Geothermal study no. 6
This essay originally appeared in New Zealand Art at Te Papa (Te Papa Press, 2018). Theo Schoon’s photographs of the geothermal region of Rotorua are quite different from the usual spectacular images of the area. Created in the early 1950s while Schoon was living and working at the nearby Waipa State Mill, his photographs avoid the conventional tourist landscape panorama. These works are extreme close-ups, exposing the true wonders of the environment. Art historian Michael Dunn has observed that Schoon ‘brought not the eye of the casual visitor looking for the obvious display of natural forces at Whakarewarewa and Ohinemutu; instead he came with a thorough knowledge of contemporary abstract painting and design’. He had an ‘obsessive purpose — to reach past the trite and commercial to the unique, the magical, the true beauty of these areas’.1
Schoon’s photographs are rigorously modernist. Flattened into two-dimensional designs, the glistening, boiling mud of Geothermal study no. 6 is an organic abstract composition of great beauty. Schoon himself found this ironic. Commenting on the general distaste for abstraction in New Zealand at the time, and the fact that his photographs revealed a kind of natural modern art, he wrote, ‘Here at least they [the public] can’t splutter and waffle: nature is a modern artist.’2
Schoon made the most of the compatibility between his modernism and tourist imagery. In a letter to the artist Gordon Walters he wrote: ‘It is all very amusing.
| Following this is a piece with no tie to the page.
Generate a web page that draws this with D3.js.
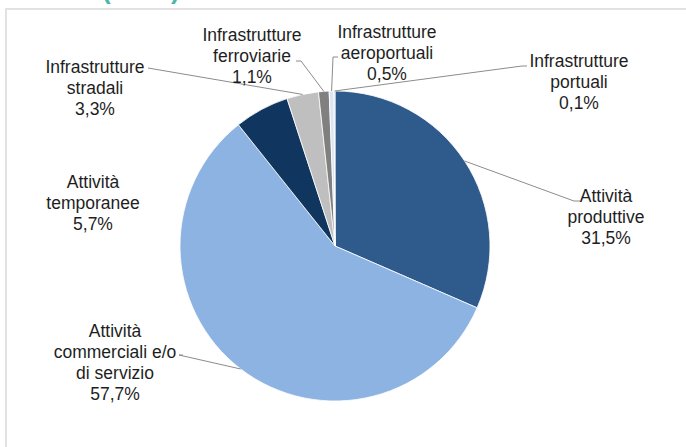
<!DOCTYPE html>
<html lang="it">
<head>
<meta charset="utf-8">
<script src="https://cdn.jsdelivr.net/npm/d3@7"></script>
<style>
  html, body { margin: 0; padding: 0; background: #fff; }
  svg { display: block; }
  text { font-family: "Liberation Sans", Arial, sans-serif; }
</style>
</head>
<body>
<svg id="chart" width="686" height="447"></svg>
<script>
// Ripartizione per tipologia di sorgente (%)
const categories = [
  "Attività produttive",
  "Attività commerciali e/o di servizio",
  "Attività temporanee",
  "Infrastrutture stradali",
  "Infrastrutture ferroviarie",
  "Infrastrutture aeroportuali",
  "Infrastrutture portuali"
];
const values = [31.5, 57.7, 5.7, 3.3, 1.1, 0.5, 0.1];
const valueLabels = ["31,5%", "57,7%", "5,7%", "3,3%", "1,1%", "0,5%", "0,1%"];
const labelLines = [
  ["Attività", "produttive"],
  ["Attività", "commerciali e/o", "di servizio"],
  ["Attività", "temporanee"],
  ["Infrastrutture", "stradali"],
  ["Infrastrutture", "ferroviarie"],
  ["Infrastrutture", "aeroportuali"],
  ["Infrastrutture", "portuali"]
];
const colors = ["#2f5b8c", "#8db3e2", "#10365f", "#bfbfbf", "#808080", "#dce6f2", "#b9cde5"];

// label layout: text centre, first baseline, leader start and bend
const labelLayout = [
  { x: 606, y: 202, lead: [[580, 201], [574, 201]] },
  { x: 115, y: 337, lead: [[183, 355], [179, 355]] },
  { x: 93,  y: 188, lead: null },
  { x: 95,  y: 73,  lead: [[148, 68]] },
  { x: 252, y: 41,  lead: [[296, 61], [301, 61]] },
  { x: 387, y: 38,  lead: [[338, 57], [333, 57]] },
  { x: 579, y: 67,  lead: [[527, 66], [522, 66]] }
];

const svg = d3.select("#chart");
const cx = 335, cy = 246, r = 155;
const lineH = 21;

// chart frame
svg.append("rect")
  .attr("x", 6).attr("y", 9)
  .attr("width", 700).attr("height", 460)
  .attr("fill", "none")
  .attr("stroke", "#d9d9d9")
  .attr("stroke-width", 1.5);

// heading brackets cut by the top edge
svg.append("text").attr("x", 102).attr("y", -1)
  .attr("font-size", 26).attr("font-weight", "bold").attr("fill", "#4db6ac").text("(");
svg.append("text").attr("x", 171).attr("y", -1)
  .attr("font-size", 26).attr("font-weight", "bold").attr("fill", "#4db6ac").text(")");

const data = categories.map((c, i) => ({ name: c, value: values[i], i }));
const pie = d3.pie().sort(null).value(d => d.value).startAngle(0).endAngle(2 * Math.PI);
const arcs = pie(data);
const arc = d3.arc().innerRadius(0).outerRadius(r);
const edge = d3.arc().innerRadius(r).outerRadius(r);

const g = svg.append("g").attr("transform", `translate(${cx},${cy})`);
g.selectAll("path.slice")
  .data(arcs)
  .join("path")
  .attr("class", "slice")
  .attr("d", arc)
  .attr("fill", d => colors[d.data.i])
  .attr("stroke", "#ffffff")
  .attr("stroke-width", 0.8);

// leader lines
arcs.forEach(a => {
  const L = labelLayout[a.data.i];
  if (!L.lead) return;
  const mid = (a.startAngle + a.endAngle) / 2;
  const px = cx + r * Math.sin(mid), py = cy - r * Math.cos(mid);
  const pts = L.lead.concat([[px, py]]);
  svg.append("path")
    .attr("d", d3.line()(pts))
    .attr("fill", "none")
    .attr("stroke", "#8c8c8c")
    .attr("stroke-width", 1);
});

// labels
arcs.forEach(a => {
  const i = a.data.i;
  const L = labelLayout[i];
  const t = svg.append("text")
    .attr("text-anchor", "middle")
    .attr("font-size", 17.5)
    .attr("fill", "#1e1e1e");
  labelLines[i].concat([valueLabels[i]]).forEach((s, k) => {
    t.append("tspan").attr("x", L.x).attr("y", L.y + k * lineH).text(s);
  });
});
</script>
</body>
</html>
I have something for the top people — and the Woolworth ten cent crowd.’3 It wasn’t long before Schoon’s photographs found their way into tourist publications. The fifth edition of Rangi and Rotorua, a book about Guide Rangi (Rangitīaria Dennan) published in 1963, features a page dedicated to the mud pools of Whakarewarewa in which two of Schoon’s photographs are a visual demonstration of the ‘beauty and symmetry’ of the area’s geothermal activity.4
Damian Skinner 1 Michael Dunn, ‘Theo Schoon: Photographs of the thermal regions’, Art New Zealand, no. 32, Spring 1984, p. 46.
2 Cited in Gerhard Rosenberg, ‘Theo Schoon’, unpublished essay, undated, p. 3A, CA30/1/9, Museum of New Zealand Te Papa Tongarewa archives.
3 Theo Schoon, letter to Gordon Walters, undated, p. 3, CA44/1/1, Museum of New Zealand Te Papa Tongarewa archives.
4 JH Richards, Rangi and Rotorua, AH & AW Reed, Wellington, 1963, p. 18.